Energy Stocks Follow Declining Stock Market

Energy stocks of all persuasions generally followed the stock markets down throughout last week, the first week of trading after the cataclysmic events of Sept. 11.

On Friday, a few independent producer stocks turned up slightly after registering sharp drops earlier. Devon Energy, which started the week at about $43 per share, ended at $37.34, retracing from a Thursday close at $36.65. Apache Corp. dropped from about $50 on Monday, leveled off Thursday at about $42 and closed Friday at $42.31. Anadarko Petroleum also dropped from near $52, touching bottom Wednesday of about $47, and ending Friday at $47.30. Murphy Oil went from $77.50 on Monday to just above $70 on Wednesday and Thursday before springing back Friday to close at $73.05. Phillips followed the same pattern, starting at about $58 per share and rebounding slightly Friday to close at $54.17.
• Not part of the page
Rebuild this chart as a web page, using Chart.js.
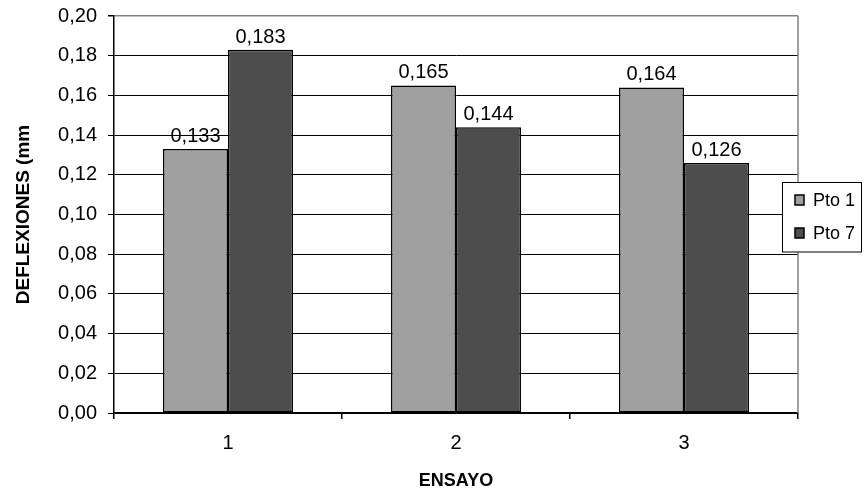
<!DOCTYPE html>
<html>
<head>
<meta charset="utf-8">
<script src="https://cdn.jsdelivr.net/npm/chart.js@4.4.0/dist/chart.umd.min.js"></script>
<style>
  html, body { margin: 0; padding: 0; background: #ffffff; }
  canvas { display: block; }
</style>
</head>
<body>
<canvas id="c" width="868" height="488"></canvas>
<script>
// Deflection per test run, two measuring points
const ensayos = ['1', '2', '3'];
const pto1 = [0.133, 0.165, 0.164];
const pto7 = [0.183, 0.144, 0.126];
const yTickLabels = ['0,00', '0,02', '0,04', '0,06', '0,08', '0,10', '0,12', '0,14', '0,16', '0,18', '0,20'];

const FONT = "'Liberation Sans', Arial, sans-serif";

// value labels above each bar
const valueLabels = {
  id: 'valueLabels',
  afterDatasetsDraw(chart) {
    const ctx = chart.ctx;
    ctx.save();
    ctx.font = '20px ' + FONT;
    ctx.fillStyle = '#000';
    ctx.textAlign = 'center';
    ctx.textBaseline = 'alphabetic';
    chart.data.datasets.forEach((ds, di) => {
      const meta = chart.getDatasetMeta(di);
      meta.data.forEach((bar, i) => {
        const txt = ds.data[i].toFixed(3).replace('.', ',');
        ctx.fillText(txt, bar.x, bar.y - 7);
      });
    });
    ctx.restore();
  }
};

// grey frame on the right of the plot area and the boxed legend
const frameAndLegend = {
  id: 'frameAndLegend',
  afterDraw(chart) {
    const ctx = chart.ctx;
    const a = chart.chartArea;
    ctx.save();
    ctx.strokeStyle = '#808080';
    ctx.lineWidth = 1.5;
    ctx.beginPath();
    ctx.moveTo(a.right, a.top);
    ctx.lineTo(a.right, a.bottom);
    ctx.stroke();

    // legend box
    const bx = 782.5, by = 182.5, bw = 79, bh = 69.5;
    ctx.fillStyle = '#fff';
    ctx.fillRect(bx, by, bw, bh);
    ctx.strokeStyle = '#000';
    ctx.lineWidth = 1;
    ctx.strokeRect(bx, by, bw, bh);
    ctx.font = '18px ' + FONT;
    ctx.textAlign = 'left';
    ctx.textBaseline = 'middle';
    chart.data.datasets.forEach((ds, i) => {
      const cy = 200 + i * 33;
      ctx.fillStyle = ds.backgroundColor;
      ctx.fillRect(795, cy - 5, 9, 10);
      ctx.strokeStyle = '#000';
      ctx.lineWidth = 1.5;
      ctx.strokeRect(795, cy - 5, 9, 10);
      ctx.fillStyle = '#000';
      ctx.fillText(ds.label, 813, cy + 1);
    });
    ctx.restore();
  }
};

new Chart(document.getElementById('c'), {
  type: 'bar',
  data: {
    labels: ensayos,
    datasets: [
      { label: 'Pto 1', data: pto1, backgroundColor: '#a0a0a0', borderColor: '#000', borderWidth: 1.5, borderSkipped: false },
      { label: 'Pto 7', data: pto7, backgroundColor: '#4d4d4d', borderColor: '#000', borderWidth: 1.5, borderSkipped: false }
    ]
  },
  options: {
    responsive: false,
    devicePixelRatio: 1,
    animation: false,
    categoryPercentage: 0.57,
    barPercentage: 1.0,
    layout: { padding: { left: 0, top: 16, right: 70, bottom: 0 } },
    plugins: {
      legend: { display: false },
      tooltip: { enabled: false }
    },
    scales: {
      x: {
        afterFit(scale) {
          scale.height = 75;
          scale.paddingLeft = 0;
          scale.paddingRight = 0;
        },
        grid: {
          offset: true,
          drawOnChartArea: false,
          drawTicks: true,
          tickLength: 6,
          color: '#000',
          tickColor: '#000',
          lineWidth: 1.5
        },
        border: { color: '#000', width: 1.5 },
        ticks: { color: '#000', font: { family: FONT, size: 20 }, padding: 12 },
        title: {
          display: true,
          text: 'ENSAYO',
          color: '#000',
          font: { family: FONT, size: 18, weight: 'bold', lineHeight: 0.8 },
          padding: { top: 0, bottom: 0 }
        }
      },
      y: {
        min: 0,
        max: 0.2,
        afterFit(scale) {
          scale.width = 114;
          scale.paddingTop = 0;
          scale.paddingBottom = 0;
        },
        afterBuildTicks(scale) {
          scale.ticks = yTickLabels.map((_, i) => ({ value: i * 0.02 }));
        },
        grid: {
          color: (c) => (c.index === yTickLabels.length - 1 ? '#808080' : '#000'),
          tickColor: '#000',
          lineWidth: (c) => (c.index === yTickLabels.length - 1 ? 1.5 : 1),
          tickLength: 6
        },
        border: { color: '#000', width: 1.5 },
        ticks: {
          color: '#000',
          font: { family: FONT, size: 20 },
          padding: 11,
          callback: (v, i) => yTickLabels[i]
        },
        title: {
          display: true,
          text: 'DEFLEXIONES (mm',
          color: '#000',
          font: { family: FONT, size: 19, weight: 'bold', lineHeight: 1.2 },
          padding: { top: 12, bottom: 0 }
        }
      }
    }
  },
  plugins: [valueLabels, frameAndLegend]
});
</script>
</body>
</html>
There was no relief for the majors, most of which, in contrast to independents, held up better the first two days of the week and fell from Wednesday on. The end result, however, was about the same. BP started the week in the high $40's, falling steadily to close at $44.25. ExxonMobil also continued to fall, starting the week at $40 and ending at $36.75. Royal Dutch/Shell went from $52.50 to $44 at the end of Friday.

One sign of the times was Consolidated Edison stock, which rose from $41 Monday to a $43 peak Wednesday when it completed the job of restoring power to lower Manhattan. Its glory was short-lived, however, as the stock closed at $41 on Friday.

Gas and electric utilities were generally down moderately throughout the week, but there were two notable exceptions. Pacific Gas & Electric, which revealed a reorganization plan, backed by creditors, to get it out of bankruptcy, gained 21% to close at $16.86.

Also making steady progress since Monday against the rising tide of declining energy stock prices was Atlanta, GA-based Southern Co. It wasn't hard to figure, as U.S. aircraft carriers steamed toward the Middle East, with fighter planes expected to follow soon. Southern has a secure fuel supply and owns no foreign facilities. Southern also has earnings per share of $1.56, a dividend of $1.34 and a yield rating of 5.22%. The company's stock gained about 8.33% over the week to close at $25.95.

"What you're seeing is that with the current uncertainty, Southern is viewed as a safe haven," company spokesman Marc Rice told NGI. "We have dependable earnings and we're a completely American business. We have no overseas business." In addition, Southern's power is about 70% coal-fired and about 20% from nuclear plants. "We're not vulnerable on the fuel side. We don't like to benefit from events like these, but it appears people are seeking certainty."

Pipelines El Paso Energy and Williams both registered declines. El Paso went from near $50 on Monday to close Friday at $44.49. Williams, whose stock was close to $30 a share on Monday dropped to $26.50 Thursday and then hit the comeback trail Friday after it announced management changes and restructuring. The closing quote Friday was $27.90. Northern Border Partners with a P/E of about 15, earnings of $2.33 per share, an annual dividend of $3.05 per share and a yield of 8.34%, went from about $39 at the beginning of the week to $37.02 Friday.

Duke Energy, which had held up through much of the week in the $38 to $39 range, dropped 4.03% to $37.17 Friday on the news it would buy Westcoast Energy. Among marketers, Enron dropped precipitously from about $32 on Monday to a low of about $26 Wednesday before recovering to close Friday at $28.30. Dynegy started the week at about $38 and closed it at $33.02.